Recorded information:

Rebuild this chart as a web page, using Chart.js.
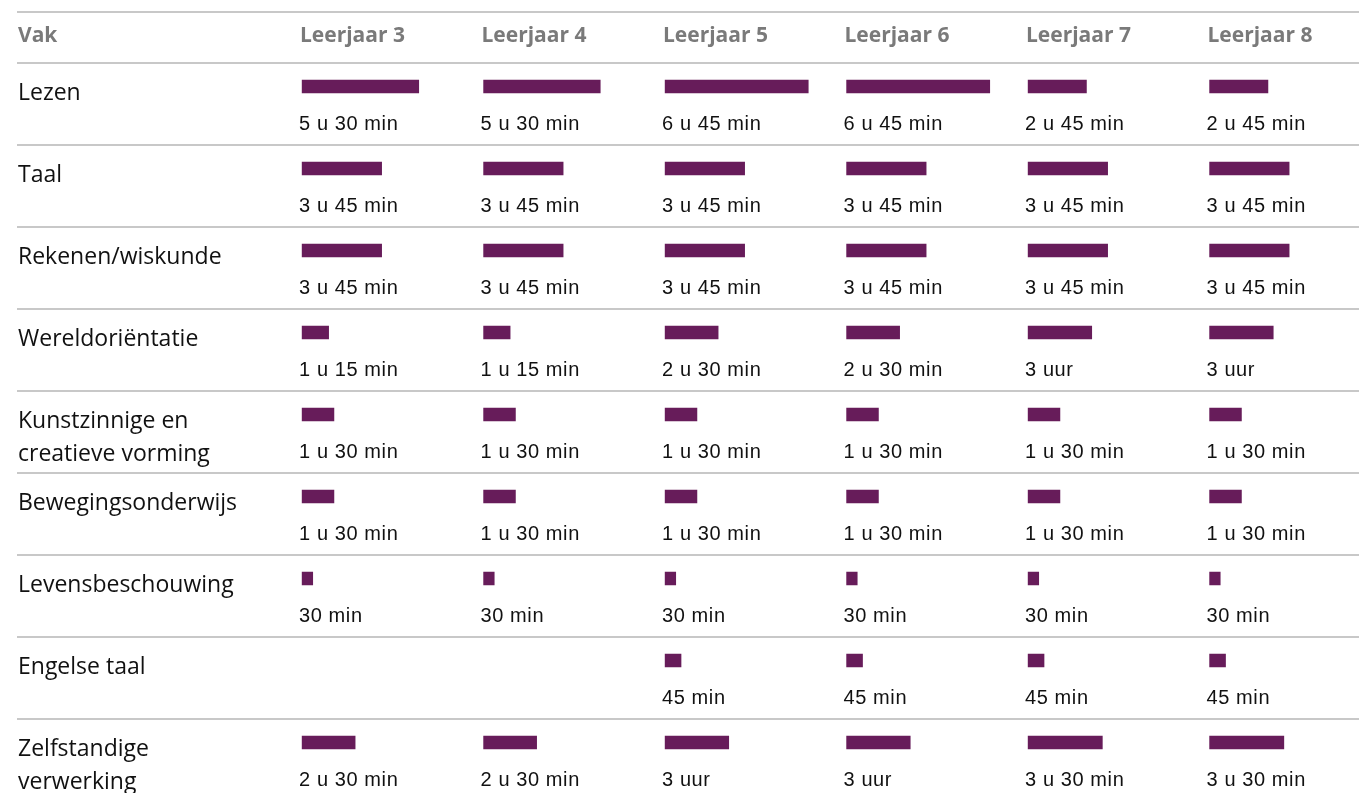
<!DOCTYPE html>
<html>
<head>
<meta charset="utf-8">
<script src="https://cdn.jsdelivr.net/npm/chart.js@4/dist/chart.umd.min.js"></script>
<style>
  html, body { margin: 0; padding: 0; background: #ffffff; overflow: hidden; }
  #wrap { position: absolute; left: 0; top: 0; width: 1389px; height: 820px; }
</style>
</head>
<body>
<div id="wrap"><canvas id="c"></canvas></div>
<script>
// ---- data (hours per week) ----
const headerVak = 'Vak';
const leerjaren = ['Leerjaar 3', 'Leerjaar 4', 'Leerjaar 5', 'Leerjaar 6', 'Leerjaar 7', 'Leerjaar 8'];
const vakken = [
  ['Lezen'],
  ['Taal'],
  ['Rekenen/wiskunde'],
  ['Wereldoriëntatie'],
  ['Kunstzinnige en', 'creatieve vorming'],
  ['Bewegingsonderwijs'],
  ['Levensbeschouwing'],
  ['Engelse taal'],
  ['Zelfstandige', 'verwerking']
];
const leerjaar3 = [5.5, 3.75, 3.75, 1.25, 1.5, 1.5, 0.5, null, 2.5];
const leerjaar4 = [5.5, 3.75, 3.75, 1.25, 1.5, 1.5, 0.5, null, 2.5];
const leerjaar5 = [6.75, 3.75, 3.75, 2.5, 1.5, 1.5, 0.5, 0.75, 3];
const leerjaar6 = [6.75, 3.75, 3.75, 2.5, 1.5, 1.5, 0.5, 0.75, 3];
const leerjaar7 = [2.75, 3.75, 3.75, 3, 1.5, 1.5, 0.5, 0.75, 3.5];
const leerjaar8 = [2.75, 3.75, 3.75, 3, 1.5, 1.5, 0.5, 0.75, 3.5];
const series = [leerjaar3, leerjaar4, leerjaar5, leerjaar6, leerjaar7, leerjaar8];

// ---- styling ----
const BAR_COLOR = '#671c5a';
const LINE_COLOR = '#c8c8c8';
const HEAD_COLOR = '#7a7a7a';
const LABEL_FONT = '"Open Sans", sans-serif';
const VALUE_FONT = '"Liberation Sans", Arial, sans-serif';
const HEAD_SIZE = 21;
const HEAD_PAD = 23;

function fmt(h) {
  const u = Math.floor(h);
  const m = Math.round((h - u) * 60);
  if (m === 0) return u + ' uur';
  if (u === 0) return m + ' min';
  return u + ' u ' + m + ' min';
}

const scales = {
  y: {
    type: 'category',
    labels: vakken.map((v, i) => String(i)),
    offset: true,
    grid: { display: false },
    border: { display: false },
    ticks: {
      autoSkip: false,
      crossAlign: 'far',
      labelOffset: 7,
      color: '#111111',
      font: { family: LABEL_FONT, size: 23, lineHeight: 33 / 23 },
      callback: (v, i) => vakken[i].length > 1 ? [''].concat(vakken[i]) : vakken[i]
    },
    afterFit: (s) => { s.width = 282; s.paddingTop = 0; s.paddingBottom = 0; }
  }
};
// top-positioned stacked axes are laid out in reverse insertion order
for (let k = leerjaren.length - 1; k >= 0; k--) {
  scales['x' + k] = {
    type: 'linear',
    position: 'top',
    stack: 'cols',
    stackWeight: 1,
    min: -0.1,
    max: 8.46,
    grid: { display: false },
    border: { display: false },
    ticks: { display: false },
    title: {
      display: true,
      text: leerjaren[k],
      align: 'start',
      color: HEAD_COLOR,
      font: { family: LABEL_FONT, size: HEAD_SIZE, weight: 'bold', lineHeight: 1.2 },
      padding: { top: HEAD_PAD, bottom: 0 }
    },
    afterFit: (s) => { s.height = 45.5; s.paddingLeft = 0; s.paddingRight = 0; }
  };
}

const tablePlugin = {
  id: 'tablePlugin',
  beforeDatasetsDraw(chart) {
    const ctx = chart.ctx;
    const y = chart.scales.y;
    const band = y.getPixelForValue(1) - y.getPixelForValue(0);
    const lineOff = band * 23.5 / 82;
    const x0 = y.left - 1;
    const x1 = chart.width;
    ctx.save();
    ctx.strokeStyle = LINE_COLOR;
    ctx.lineWidth = 2;
    const headerLine = y.getPixelForValue(0) - lineOff;
    const topLine = headerLine - 51;
    const ys = [topLine];
    for (let i = 0; i <= vakken.length; i++) ys.push(y.getPixelForValue(i) - lineOff);
    ys.forEach(yy => {
      ctx.beginPath();
      ctx.moveTo(x0, yy);
      ctx.lineTo(x1, yy);
      ctx.stroke();
    });
    // header "Vak"
    ctx.fillStyle = HEAD_COLOR;
    ctx.font = 'bold ' + HEAD_SIZE + 'px ' + LABEL_FONT;
    ctx.textAlign = 'left';
    ctx.textBaseline = 'middle';
    const xs = chart.scales.x0;
    ctx.fillText(headerVak, y.left, xs.top + HEAD_PAD + HEAD_SIZE * 1.2 / 2);
    ctx.restore();
  },
  afterDatasetsDraw(chart) {
    const ctx = chart.ctx;
    const y = chart.scales.y;
    const band = y.getPixelForValue(1) - y.getPixelForValue(0);
    ctx.save();
    ctx.fillStyle = '#111111';
    ctx.font = '20px ' + VALUE_FONT;
    if ('letterSpacing' in ctx) ctx.letterSpacing = '0.6px';
    ctx.textAlign = 'left';
    ctx.textBaseline = 'middle';
    chart.data.datasets.forEach((ds, di) => {
      const meta = chart.getDatasetMeta(di);
      const xs = chart.scales[meta.xAxisID];
      meta.data.forEach((bar, i) => {
        const v = ds.data[i];
        if (v === null || v === undefined) return;
        ctx.fillText(fmt(v), xs.left - 1, bar.y + band * 38 / 82);
      });
    });
    ctx.restore();
  }
};

new Chart(document.getElementById('c'), {
  type: 'bar',
  data: {
    labels: vakken.map((v, i) => String(i)),
    datasets: series.map((s, k) => ({
      label: leerjaren[k],
      data: s,
      xAxisID: 'x' + k,
      yAxisID: 'y',
      backgroundColor: BAR_COLOR,
      borderWidth: 0,
      grouped: false,
      barThickness: 13
    }))
  },
  options: {
    indexAxis: 'y',
    responsive: true,
    maintainAspectRatio: false,
    animation: false,
    layout: { padding: { left: 18, right: 0, top: 0, bottom: 36.5 } },
    plugins: {
      legend: { display: false },
      tooltip: { enabled: false },
      title: { display: false }
    },
    scales: scales
  },
  plugins: [tablePlugin]
});
</script>
</body>
</html>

What needs to be done: Without including any pictures, print all of the material exactly as given.

Answer to the task:
Rebuild this chart as a web page, using Chart.js.
<!DOCTYPE html>
<html>
<head>
<meta charset="utf-8">
<script src="https://cdn.jsdelivr.net/npm/chart.js@4/dist/chart.umd.min.js"></script>
<style>
  html, body { margin: 0; padding: 0; background: #ffffff; overflow: hidden; }
  #wrap { position: absolute; left: 0; top: 0; width: 1389px; height: 820px; }
</style>
</head>
<body>
<div id="wrap"><canvas id="c"></canvas></div>
<script>
// ---- data (hours per week) ----
const headerVak = 'Vak';
const leerjaren = ['Leerjaar 3', 'Leerjaar 4', 'Leerjaar 5', 'Leerjaar 6', 'Leerjaar 7', 'Leerjaar 8'];
const vakken = [
  ['Lezen'],
  ['Taal'],
  ['Rekenen/wiskunde'],
  ['Wereldoriëntatie'],
  ['Kunstzinnige en', 'creatieve vorming'],
  ['Bewegingsonderwijs'],
  ['Levensbeschouwing'],
  ['Engelse taal'],
  ['Zelfstandige', 'verwerking']
];
const leerjaar3 = [5.5, 3.75, 3.75, 1.25, 1.5, 1.5, 0.5, null, 2.5];
const leerjaar4 = [5.5, 3.75, 3.75, 1.25, 1.5, 1.5, 0.5, null, 2.5];
const leerjaar5 = [6.75, 3.75, 3.75, 2.5, 1.5, 1.5, 0.5, 0.75, 3];
const leerjaar6 = [6.75, 3.75, 3.75, 2.5, 1.5, 1.5, 0.5, 0.75, 3];
const leerjaar7 = [2.75, 3.75, 3.75, 3, 1.5, 1.5, 0.5, 0.75, 3.5];
const leerjaar8 = [2.75, 3.75, 3.75, 3, 1.5, 1.5, 0.5, 0.75, 3.5];
const series = [leerjaar3, leerjaar4, leerjaar5, leerjaar6, leerjaar7, leerjaar8];

// ---- styling ----
const BAR_COLOR = '#671c5a';
const LINE_COLOR = '#c8c8c8';
const HEAD_COLOR = '#7a7a7a';
const LABEL_FONT = '"Open Sans", sans-serif';
const VALUE_FONT = '"Liberation Sans", Arial, sans-serif';
const HEAD_SIZE = 21;
const HEAD_PAD = 23;

function fmt(h) {
  const u = Math.floor(h);
  const m = Math.round((h - u) * 60);
  if (m === 0) return u + ' uur';
  if (u === 0) return m + ' min';
  return u + ' u ' + m + ' min';
}

const scales = {
  y: {
    type: 'category',
    labels: vakken.map((v, i) => String(i)),
    offset: true,
    grid: { display: false },
    border: { display: false },
    ticks: {
      autoSkip: false,
      crossAlign: 'far',
      labelOffset: 7,
      color: '#111111',
      font: { family: LABEL_FONT, size: 23, lineHeight: 33 / 23 },
      callback: (v, i) => vakken[i].length > 1 ? [''].concat(vakken[i]) : vakken[i]
    },
    afterFit: (s) => { s.width = 282; s.paddingTop = 0; s.paddingBottom = 0; }
  }
};
// top-positioned stacked axes are laid out in reverse insertion order
for (let k = leerjaren.length - 1; k >= 0; k--) {
  scales['x' + k] = {
    type: 'linear',
    position: 'top',
    stack: 'cols',
    stackWeight: 1,
    min: -0.1,
    max: 8.46,
    grid: { display: false },
    border: { display: false },
    ticks: { display: false },
    title: {
      display: true,
      text: leerjaren[k],
      align: 'start',
      color: HEAD_COLOR,
      font: { family: LABEL_FONT, size: HEAD_SIZE, weight: 'bold', lineHeight: 1.2 },
      padding: { top: HEAD_PAD, bottom: 0 }
    },
    afterFit: (s) => { s.height = 45.5; s.paddingLeft = 0; s.paddingRight = 0; }
  };
}

const tablePlugin = {
  id: 'tablePlugin',
  beforeDatasetsDraw(chart) {
    const ctx = chart.ctx;
    const y = chart.scales.y;
    const band = y.getPixelForValue(1) - y.getPixelForValue(0);
    const lineOff = band * 23.5 / 82;
    const x0 = y.left - 1;
    const x1 = chart.width;
    ctx.save();
    ctx.strokeStyle = LINE_COLOR;
    ctx.lineWidth = 2;
    const headerLine = y.getPixelForValue(0) - lineOff;
    const topLine = headerLine - 51;
    const ys = [topLine];
    for (let i = 0; i <= vakken.length; i++) ys.push(y.getPixelForValue(i) - lineOff);
    ys.forEach(yy => {
      ctx.beginPath();
      ctx.moveTo(x0, yy);
      ctx.lineTo(x1, yy);
      ctx.stroke();
    });
    // header "Vak"
    ctx.fillStyle = HEAD_COLOR;
    ctx.font = 'bold ' + HEAD_SIZE + 'px ' + LABEL_FONT;
    ctx.textAlign = 'left';
    ctx.textBaseline = 'middle';
    const xs = chart.scales.x0;
    ctx.fillText(headerVak, y.left, xs.top + HEAD_PAD + HEAD_SIZE * 1.2 / 2);
    ctx.restore();
  },
  afterDatasetsDraw(chart) {
    const ctx = chart.ctx;
    const y = chart.scales.y;
    const band = y.getPixelForValue(1) - y.getPixelForValue(0);
    ctx.save();
    ctx.fillStyle = '#111111';
    ctx.font = '20px ' + VALUE_FONT;
    if ('letterSpacing' in ctx) ctx.letterSpacing = '0.6px';
    ctx.textAlign = 'left';
    ctx.textBaseline = 'middle';
    chart.data.datasets.forEach((ds, di) => {
      const meta = chart.getDatasetMeta(di);
      const xs = chart.scales[meta.xAxisID];
      meta.data.forEach((bar, i) => {
        const v = ds.data[i];
        if (v === null || v === undefined) return;
        ctx.fillText(fmt(v), xs.left - 1, bar.y + band * 38 / 82);
      });
    });
    ctx.restore();
  }
};

new Chart(document.getElementById('c'), {
  type: 'bar',
  data: {
    labels: vakken.map((v, i) => String(i)),
    datasets: series.map((s, k) => ({
      label: leerjaren[k],
      data: s,
      xAxisID: 'x' + k,
      yAxisID: 'y',
      backgroundColor: BAR_COLOR,
      borderWidth: 0,
      grouped: false,
      barThickness: 13
    }))
  },
  options: {
    indexAxis: 'y',
    responsive: true,
    maintainAspectRatio: false,
    animation: false,
    layout: { padding: { left: 18, right: 0, top: 0, bottom: 36.5 } },
    plugins: {
      legend: { display: false },
      tooltip: { enabled: false },
      title: { display: false }
    },
    scales: scales
  },
  plugins: [tablePlugin]
});
</script>
</body>
</html>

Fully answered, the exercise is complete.